Working on these projects has allowed me to learn so much, and I believe it has enabled people to begin to see and understand the challenges that youth are facing in our justice system. I hope to help give decision-makers ideas and action steps they can take to ensure youth are kept out of juvenile placements—or kept safe if they are there. In general, this helps to create awareness of the collateral consequences of youth entering placement.
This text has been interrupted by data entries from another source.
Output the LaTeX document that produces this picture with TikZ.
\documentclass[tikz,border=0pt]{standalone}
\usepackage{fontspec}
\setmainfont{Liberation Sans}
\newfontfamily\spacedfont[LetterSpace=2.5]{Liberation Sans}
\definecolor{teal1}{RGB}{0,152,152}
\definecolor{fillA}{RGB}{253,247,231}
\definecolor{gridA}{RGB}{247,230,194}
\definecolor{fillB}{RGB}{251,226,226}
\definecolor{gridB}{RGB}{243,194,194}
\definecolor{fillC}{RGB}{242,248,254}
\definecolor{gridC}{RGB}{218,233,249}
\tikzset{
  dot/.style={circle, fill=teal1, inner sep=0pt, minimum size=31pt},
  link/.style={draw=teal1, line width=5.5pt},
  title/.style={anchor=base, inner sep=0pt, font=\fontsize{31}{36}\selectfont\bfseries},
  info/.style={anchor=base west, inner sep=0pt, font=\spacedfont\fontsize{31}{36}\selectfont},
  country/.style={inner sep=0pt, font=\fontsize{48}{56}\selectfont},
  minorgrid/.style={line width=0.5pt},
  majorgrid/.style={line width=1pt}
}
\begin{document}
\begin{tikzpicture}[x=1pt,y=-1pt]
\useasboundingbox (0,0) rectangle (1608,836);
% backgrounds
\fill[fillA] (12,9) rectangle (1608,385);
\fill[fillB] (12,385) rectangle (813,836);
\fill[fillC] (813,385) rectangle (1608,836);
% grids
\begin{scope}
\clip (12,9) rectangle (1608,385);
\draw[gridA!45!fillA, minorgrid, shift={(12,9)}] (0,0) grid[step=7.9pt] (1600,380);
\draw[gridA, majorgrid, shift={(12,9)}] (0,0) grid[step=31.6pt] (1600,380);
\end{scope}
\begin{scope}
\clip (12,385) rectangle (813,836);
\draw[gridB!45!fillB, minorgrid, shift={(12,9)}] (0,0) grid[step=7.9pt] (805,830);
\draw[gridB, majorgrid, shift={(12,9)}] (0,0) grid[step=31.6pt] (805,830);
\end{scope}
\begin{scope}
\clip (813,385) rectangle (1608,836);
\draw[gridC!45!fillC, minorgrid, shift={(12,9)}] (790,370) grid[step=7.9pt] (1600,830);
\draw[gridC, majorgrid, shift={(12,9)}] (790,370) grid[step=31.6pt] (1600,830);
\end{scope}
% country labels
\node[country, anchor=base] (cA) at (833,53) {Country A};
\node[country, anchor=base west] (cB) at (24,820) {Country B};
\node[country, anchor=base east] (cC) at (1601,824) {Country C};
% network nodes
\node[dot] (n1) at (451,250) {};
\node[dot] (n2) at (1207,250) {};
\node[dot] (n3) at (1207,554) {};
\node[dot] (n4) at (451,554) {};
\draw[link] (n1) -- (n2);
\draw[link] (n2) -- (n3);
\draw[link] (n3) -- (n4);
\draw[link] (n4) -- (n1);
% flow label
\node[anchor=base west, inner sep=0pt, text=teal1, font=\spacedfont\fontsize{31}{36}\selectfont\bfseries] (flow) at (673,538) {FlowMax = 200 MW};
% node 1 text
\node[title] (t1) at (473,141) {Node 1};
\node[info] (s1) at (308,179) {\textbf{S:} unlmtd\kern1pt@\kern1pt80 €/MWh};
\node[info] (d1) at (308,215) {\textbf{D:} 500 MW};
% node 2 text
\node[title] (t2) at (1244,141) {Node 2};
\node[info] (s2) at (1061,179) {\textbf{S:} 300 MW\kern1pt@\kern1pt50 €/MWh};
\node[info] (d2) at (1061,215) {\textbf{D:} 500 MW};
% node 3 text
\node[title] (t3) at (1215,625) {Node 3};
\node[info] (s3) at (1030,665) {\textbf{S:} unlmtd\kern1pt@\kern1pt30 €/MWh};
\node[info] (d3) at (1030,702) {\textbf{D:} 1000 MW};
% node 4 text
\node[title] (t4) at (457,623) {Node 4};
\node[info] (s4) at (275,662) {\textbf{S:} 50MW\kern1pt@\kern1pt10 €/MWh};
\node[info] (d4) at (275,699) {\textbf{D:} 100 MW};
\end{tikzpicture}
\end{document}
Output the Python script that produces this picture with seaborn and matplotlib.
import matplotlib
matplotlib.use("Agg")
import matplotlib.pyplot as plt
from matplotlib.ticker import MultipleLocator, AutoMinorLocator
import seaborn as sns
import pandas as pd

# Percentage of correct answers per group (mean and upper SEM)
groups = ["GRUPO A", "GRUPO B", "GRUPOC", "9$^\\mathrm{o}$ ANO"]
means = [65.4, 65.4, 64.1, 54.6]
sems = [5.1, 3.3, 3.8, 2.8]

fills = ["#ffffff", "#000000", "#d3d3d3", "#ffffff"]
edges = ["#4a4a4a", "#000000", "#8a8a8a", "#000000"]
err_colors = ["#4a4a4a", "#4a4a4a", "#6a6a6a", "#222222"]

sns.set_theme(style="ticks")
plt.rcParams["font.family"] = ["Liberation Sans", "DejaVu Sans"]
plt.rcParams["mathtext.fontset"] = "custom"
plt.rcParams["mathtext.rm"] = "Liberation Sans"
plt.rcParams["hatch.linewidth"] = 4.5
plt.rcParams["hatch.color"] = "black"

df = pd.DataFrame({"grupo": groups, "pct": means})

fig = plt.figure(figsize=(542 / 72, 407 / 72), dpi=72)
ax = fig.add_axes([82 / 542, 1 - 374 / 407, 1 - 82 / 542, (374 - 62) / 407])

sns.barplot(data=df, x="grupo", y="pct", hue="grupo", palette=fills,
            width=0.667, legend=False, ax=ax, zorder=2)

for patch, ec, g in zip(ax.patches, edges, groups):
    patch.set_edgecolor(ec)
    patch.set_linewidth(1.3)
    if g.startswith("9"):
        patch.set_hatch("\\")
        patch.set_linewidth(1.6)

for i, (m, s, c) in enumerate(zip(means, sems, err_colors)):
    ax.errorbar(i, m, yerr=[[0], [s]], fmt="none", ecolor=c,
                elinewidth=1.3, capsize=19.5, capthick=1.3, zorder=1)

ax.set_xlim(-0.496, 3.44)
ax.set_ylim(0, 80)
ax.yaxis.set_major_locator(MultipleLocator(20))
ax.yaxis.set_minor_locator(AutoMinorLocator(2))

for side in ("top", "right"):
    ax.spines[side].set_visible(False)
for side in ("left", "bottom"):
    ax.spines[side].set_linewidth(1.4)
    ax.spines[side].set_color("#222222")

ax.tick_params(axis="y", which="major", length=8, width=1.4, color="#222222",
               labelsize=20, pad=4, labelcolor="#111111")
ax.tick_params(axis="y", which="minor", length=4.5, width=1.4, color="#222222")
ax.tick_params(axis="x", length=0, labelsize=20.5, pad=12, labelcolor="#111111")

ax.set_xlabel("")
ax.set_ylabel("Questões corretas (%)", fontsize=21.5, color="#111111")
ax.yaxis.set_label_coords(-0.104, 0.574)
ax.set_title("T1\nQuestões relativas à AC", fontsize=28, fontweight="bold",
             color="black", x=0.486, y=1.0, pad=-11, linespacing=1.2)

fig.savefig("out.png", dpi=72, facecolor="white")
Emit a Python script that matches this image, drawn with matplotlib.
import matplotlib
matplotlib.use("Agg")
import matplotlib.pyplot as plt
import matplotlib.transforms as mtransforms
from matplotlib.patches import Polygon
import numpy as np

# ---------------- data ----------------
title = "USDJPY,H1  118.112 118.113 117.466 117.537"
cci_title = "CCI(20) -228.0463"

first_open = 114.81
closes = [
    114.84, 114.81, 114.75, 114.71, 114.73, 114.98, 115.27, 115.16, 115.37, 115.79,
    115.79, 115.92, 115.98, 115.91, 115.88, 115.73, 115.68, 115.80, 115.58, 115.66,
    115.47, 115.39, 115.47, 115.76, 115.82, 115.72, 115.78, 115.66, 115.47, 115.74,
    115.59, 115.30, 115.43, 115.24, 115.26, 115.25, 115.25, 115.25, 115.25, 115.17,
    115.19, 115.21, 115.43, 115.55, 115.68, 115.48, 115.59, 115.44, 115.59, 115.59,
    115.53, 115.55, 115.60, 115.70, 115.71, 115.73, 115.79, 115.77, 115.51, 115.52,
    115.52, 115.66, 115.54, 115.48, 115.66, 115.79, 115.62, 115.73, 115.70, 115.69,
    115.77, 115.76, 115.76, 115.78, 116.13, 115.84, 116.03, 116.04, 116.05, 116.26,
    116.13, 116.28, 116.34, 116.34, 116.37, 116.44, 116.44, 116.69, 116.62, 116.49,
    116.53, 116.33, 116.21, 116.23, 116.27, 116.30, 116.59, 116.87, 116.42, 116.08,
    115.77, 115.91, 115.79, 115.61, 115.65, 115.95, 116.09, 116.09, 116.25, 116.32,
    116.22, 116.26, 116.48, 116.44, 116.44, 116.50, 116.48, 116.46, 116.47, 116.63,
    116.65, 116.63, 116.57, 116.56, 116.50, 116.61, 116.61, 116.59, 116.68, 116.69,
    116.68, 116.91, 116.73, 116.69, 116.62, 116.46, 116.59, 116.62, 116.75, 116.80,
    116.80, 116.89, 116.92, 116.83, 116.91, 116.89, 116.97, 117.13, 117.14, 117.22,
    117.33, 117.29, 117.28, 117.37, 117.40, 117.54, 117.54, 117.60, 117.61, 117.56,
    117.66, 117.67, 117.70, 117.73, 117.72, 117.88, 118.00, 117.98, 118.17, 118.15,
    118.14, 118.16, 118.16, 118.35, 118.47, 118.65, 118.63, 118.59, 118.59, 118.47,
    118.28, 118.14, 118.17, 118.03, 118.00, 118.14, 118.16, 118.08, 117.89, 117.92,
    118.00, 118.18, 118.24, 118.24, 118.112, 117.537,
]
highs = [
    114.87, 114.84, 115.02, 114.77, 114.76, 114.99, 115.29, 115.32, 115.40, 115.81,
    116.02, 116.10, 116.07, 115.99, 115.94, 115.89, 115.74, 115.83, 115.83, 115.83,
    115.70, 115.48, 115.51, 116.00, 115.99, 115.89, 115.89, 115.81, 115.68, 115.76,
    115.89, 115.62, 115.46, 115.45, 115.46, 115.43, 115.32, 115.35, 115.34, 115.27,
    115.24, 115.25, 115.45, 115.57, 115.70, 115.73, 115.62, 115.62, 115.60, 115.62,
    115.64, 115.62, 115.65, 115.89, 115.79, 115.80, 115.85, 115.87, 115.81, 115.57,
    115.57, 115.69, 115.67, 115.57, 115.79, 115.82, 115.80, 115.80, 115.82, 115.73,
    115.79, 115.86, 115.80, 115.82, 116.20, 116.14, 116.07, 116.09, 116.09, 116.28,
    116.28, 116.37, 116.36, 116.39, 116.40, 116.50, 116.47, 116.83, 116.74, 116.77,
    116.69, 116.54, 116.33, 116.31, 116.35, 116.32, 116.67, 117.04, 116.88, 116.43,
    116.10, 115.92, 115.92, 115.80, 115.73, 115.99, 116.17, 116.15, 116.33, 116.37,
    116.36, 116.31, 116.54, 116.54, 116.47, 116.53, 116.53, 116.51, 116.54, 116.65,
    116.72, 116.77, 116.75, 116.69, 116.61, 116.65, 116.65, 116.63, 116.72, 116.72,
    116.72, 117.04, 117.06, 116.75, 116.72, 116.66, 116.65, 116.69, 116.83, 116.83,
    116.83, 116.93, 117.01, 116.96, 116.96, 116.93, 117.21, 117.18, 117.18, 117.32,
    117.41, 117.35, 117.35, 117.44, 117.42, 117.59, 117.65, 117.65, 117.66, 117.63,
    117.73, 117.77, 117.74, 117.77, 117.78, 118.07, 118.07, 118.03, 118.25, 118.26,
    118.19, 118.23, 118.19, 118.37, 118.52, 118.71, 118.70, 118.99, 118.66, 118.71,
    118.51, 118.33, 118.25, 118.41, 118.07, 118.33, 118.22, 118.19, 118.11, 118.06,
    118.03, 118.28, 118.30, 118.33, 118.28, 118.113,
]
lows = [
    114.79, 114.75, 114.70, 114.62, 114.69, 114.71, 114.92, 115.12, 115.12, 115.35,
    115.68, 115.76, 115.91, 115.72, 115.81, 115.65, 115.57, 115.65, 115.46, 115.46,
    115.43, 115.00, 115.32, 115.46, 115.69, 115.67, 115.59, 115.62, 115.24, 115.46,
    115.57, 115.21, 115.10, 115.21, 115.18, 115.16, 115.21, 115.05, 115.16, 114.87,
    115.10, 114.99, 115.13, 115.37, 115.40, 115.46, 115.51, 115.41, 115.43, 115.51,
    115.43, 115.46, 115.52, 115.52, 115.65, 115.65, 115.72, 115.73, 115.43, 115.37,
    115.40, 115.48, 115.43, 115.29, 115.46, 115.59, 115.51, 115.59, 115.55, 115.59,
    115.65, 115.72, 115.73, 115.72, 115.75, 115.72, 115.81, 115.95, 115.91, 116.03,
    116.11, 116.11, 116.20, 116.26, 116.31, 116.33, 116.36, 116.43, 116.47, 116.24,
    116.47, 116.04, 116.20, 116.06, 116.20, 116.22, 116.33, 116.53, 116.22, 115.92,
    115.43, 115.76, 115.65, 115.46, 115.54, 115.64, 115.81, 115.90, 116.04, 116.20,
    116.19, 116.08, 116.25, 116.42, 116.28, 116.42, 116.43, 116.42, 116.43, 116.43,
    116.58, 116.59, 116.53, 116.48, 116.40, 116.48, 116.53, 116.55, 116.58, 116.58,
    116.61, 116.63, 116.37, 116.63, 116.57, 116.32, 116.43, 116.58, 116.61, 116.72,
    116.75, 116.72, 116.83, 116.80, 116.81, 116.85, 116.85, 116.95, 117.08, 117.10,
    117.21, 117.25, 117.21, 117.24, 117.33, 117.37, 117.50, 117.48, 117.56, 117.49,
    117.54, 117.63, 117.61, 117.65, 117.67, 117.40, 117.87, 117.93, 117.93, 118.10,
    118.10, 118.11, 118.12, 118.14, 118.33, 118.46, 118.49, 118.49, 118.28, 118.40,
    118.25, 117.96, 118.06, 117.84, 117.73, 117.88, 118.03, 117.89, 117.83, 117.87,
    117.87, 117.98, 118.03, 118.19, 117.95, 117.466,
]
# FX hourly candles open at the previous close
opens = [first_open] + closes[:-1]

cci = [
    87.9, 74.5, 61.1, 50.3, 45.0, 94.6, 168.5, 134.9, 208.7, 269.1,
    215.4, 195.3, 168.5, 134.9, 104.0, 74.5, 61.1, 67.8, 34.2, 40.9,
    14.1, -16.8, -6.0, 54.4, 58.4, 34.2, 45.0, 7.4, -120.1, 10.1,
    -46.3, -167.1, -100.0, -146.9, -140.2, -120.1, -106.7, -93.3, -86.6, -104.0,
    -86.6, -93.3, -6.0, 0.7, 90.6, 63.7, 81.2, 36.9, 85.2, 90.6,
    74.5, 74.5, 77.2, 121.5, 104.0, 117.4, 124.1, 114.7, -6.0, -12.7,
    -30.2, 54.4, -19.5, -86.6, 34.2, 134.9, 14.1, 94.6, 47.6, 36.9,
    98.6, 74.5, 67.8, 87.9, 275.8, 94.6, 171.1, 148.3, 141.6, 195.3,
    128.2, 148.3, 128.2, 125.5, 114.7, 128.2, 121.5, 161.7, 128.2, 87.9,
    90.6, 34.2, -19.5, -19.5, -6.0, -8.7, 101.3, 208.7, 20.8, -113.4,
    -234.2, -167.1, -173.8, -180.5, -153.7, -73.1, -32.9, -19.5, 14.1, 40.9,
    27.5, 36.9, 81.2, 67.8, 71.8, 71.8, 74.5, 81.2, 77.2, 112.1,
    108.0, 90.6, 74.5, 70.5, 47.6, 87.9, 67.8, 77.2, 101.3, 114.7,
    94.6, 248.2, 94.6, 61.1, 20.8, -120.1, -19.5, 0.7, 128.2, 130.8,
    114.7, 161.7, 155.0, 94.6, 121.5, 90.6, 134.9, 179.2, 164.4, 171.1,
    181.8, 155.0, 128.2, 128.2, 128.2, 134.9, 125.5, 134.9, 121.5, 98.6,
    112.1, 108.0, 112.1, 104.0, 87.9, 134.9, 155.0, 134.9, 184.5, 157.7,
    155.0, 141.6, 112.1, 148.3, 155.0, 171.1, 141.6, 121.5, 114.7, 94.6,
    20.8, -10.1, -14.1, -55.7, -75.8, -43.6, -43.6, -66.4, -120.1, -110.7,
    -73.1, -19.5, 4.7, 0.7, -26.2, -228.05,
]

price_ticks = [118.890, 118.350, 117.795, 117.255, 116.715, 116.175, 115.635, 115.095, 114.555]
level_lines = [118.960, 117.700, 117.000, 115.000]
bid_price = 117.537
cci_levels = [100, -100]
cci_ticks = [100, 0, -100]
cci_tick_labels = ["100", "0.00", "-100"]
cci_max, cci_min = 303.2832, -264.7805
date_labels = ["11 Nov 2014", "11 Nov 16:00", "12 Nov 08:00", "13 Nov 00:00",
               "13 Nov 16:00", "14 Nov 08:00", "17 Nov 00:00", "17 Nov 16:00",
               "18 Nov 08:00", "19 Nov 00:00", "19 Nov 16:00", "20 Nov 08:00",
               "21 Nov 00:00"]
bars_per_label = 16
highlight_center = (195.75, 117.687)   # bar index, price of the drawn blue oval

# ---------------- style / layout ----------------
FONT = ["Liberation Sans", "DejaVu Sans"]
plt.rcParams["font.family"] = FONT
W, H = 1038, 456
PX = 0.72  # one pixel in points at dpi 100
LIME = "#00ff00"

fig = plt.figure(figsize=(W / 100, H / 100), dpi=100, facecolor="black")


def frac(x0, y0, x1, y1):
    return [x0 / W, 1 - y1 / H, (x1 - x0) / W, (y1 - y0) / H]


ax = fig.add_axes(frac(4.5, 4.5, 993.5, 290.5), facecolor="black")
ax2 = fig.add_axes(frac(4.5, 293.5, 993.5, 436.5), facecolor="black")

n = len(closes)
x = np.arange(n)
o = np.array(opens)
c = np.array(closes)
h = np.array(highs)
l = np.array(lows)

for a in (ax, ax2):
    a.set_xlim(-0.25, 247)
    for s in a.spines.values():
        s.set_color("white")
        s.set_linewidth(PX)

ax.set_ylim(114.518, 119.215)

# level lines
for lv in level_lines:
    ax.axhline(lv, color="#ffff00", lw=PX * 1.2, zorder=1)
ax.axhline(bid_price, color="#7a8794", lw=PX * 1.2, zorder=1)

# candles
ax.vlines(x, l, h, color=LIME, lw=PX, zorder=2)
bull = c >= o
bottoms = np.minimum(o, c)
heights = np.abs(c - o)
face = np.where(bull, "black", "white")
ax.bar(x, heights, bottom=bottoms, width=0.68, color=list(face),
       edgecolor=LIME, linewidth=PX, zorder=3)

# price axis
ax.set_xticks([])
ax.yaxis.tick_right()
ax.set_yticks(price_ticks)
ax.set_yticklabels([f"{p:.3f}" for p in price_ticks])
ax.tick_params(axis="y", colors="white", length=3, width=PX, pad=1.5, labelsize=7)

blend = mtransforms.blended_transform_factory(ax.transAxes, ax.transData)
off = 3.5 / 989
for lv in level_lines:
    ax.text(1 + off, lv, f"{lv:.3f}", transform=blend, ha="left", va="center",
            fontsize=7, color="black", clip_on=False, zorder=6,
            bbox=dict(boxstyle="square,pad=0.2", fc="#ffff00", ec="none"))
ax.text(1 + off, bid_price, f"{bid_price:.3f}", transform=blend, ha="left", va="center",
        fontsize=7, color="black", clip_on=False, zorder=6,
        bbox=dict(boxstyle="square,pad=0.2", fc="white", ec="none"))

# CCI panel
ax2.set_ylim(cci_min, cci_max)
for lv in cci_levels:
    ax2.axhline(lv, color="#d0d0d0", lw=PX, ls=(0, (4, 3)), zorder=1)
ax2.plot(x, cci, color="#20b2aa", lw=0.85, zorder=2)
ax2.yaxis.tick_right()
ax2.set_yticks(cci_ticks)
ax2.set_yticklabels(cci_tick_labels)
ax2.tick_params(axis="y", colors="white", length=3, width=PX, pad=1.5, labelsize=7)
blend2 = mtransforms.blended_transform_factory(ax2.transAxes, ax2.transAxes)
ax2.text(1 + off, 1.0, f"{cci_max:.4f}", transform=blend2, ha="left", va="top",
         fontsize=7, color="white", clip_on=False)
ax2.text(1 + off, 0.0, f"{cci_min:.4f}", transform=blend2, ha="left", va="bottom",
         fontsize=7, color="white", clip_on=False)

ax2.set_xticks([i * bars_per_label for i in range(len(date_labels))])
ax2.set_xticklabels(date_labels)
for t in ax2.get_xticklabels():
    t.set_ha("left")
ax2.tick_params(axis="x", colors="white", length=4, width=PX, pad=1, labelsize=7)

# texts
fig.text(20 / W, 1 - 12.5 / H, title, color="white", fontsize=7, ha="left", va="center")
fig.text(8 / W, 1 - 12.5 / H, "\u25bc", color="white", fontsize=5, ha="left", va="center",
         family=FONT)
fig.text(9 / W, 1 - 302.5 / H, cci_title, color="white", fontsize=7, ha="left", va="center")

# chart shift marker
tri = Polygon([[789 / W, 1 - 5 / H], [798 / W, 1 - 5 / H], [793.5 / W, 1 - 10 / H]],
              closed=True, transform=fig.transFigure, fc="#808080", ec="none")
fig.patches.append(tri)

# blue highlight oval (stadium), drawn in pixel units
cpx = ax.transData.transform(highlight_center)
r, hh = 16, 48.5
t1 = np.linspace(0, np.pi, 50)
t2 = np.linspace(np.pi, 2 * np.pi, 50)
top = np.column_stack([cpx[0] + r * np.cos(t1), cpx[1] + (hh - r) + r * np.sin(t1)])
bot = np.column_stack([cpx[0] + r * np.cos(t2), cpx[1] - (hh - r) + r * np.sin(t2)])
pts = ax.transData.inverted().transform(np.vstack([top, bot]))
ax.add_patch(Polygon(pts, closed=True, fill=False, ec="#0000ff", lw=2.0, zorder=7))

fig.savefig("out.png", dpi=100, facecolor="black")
This year J4J is celebrating ten years as a program! The program has been very successful. It’s great for J4J to celebrate this work during Youth Justice Action Month this October. Not only is it J4J’s ten-year anniversary, it’s the 10th anniversary of Youth Justice Action Month (YJAM). For ten years, YJAM has elevated and amplified conversations about the need for better youth justice polices. At the same time, Juvenile Law Center has been empowering youth who have/had experience in the juvenile justice and child welfare systems to advocate for themselves and for systemic reform!
I am so very excited to celebrate these ten years and show appreciation to all the youth, supporters and funders who dedicated their time to the program over the past decade. Being in this program, I committed to be a part of J4J—it has been both exciting and challenging. With both the challenging and successful times, it was worth it because every time I walked into the office, I knew I was appreciated. No matter how many raises or promotions offered to me, nothing will ever compare to walking into work knowing you have purpose. The pride in that alone is remarkable! Thanks, Juvenile Law Center for creating a safe space for sharing my story.
In the next ten years I have confidence that J4J will continue to provide excellent skills to young adults and grow in numbers. I also believe that many of the youth who join these programs have the potential to take part in some serious policy implementation. I plan to be one of them.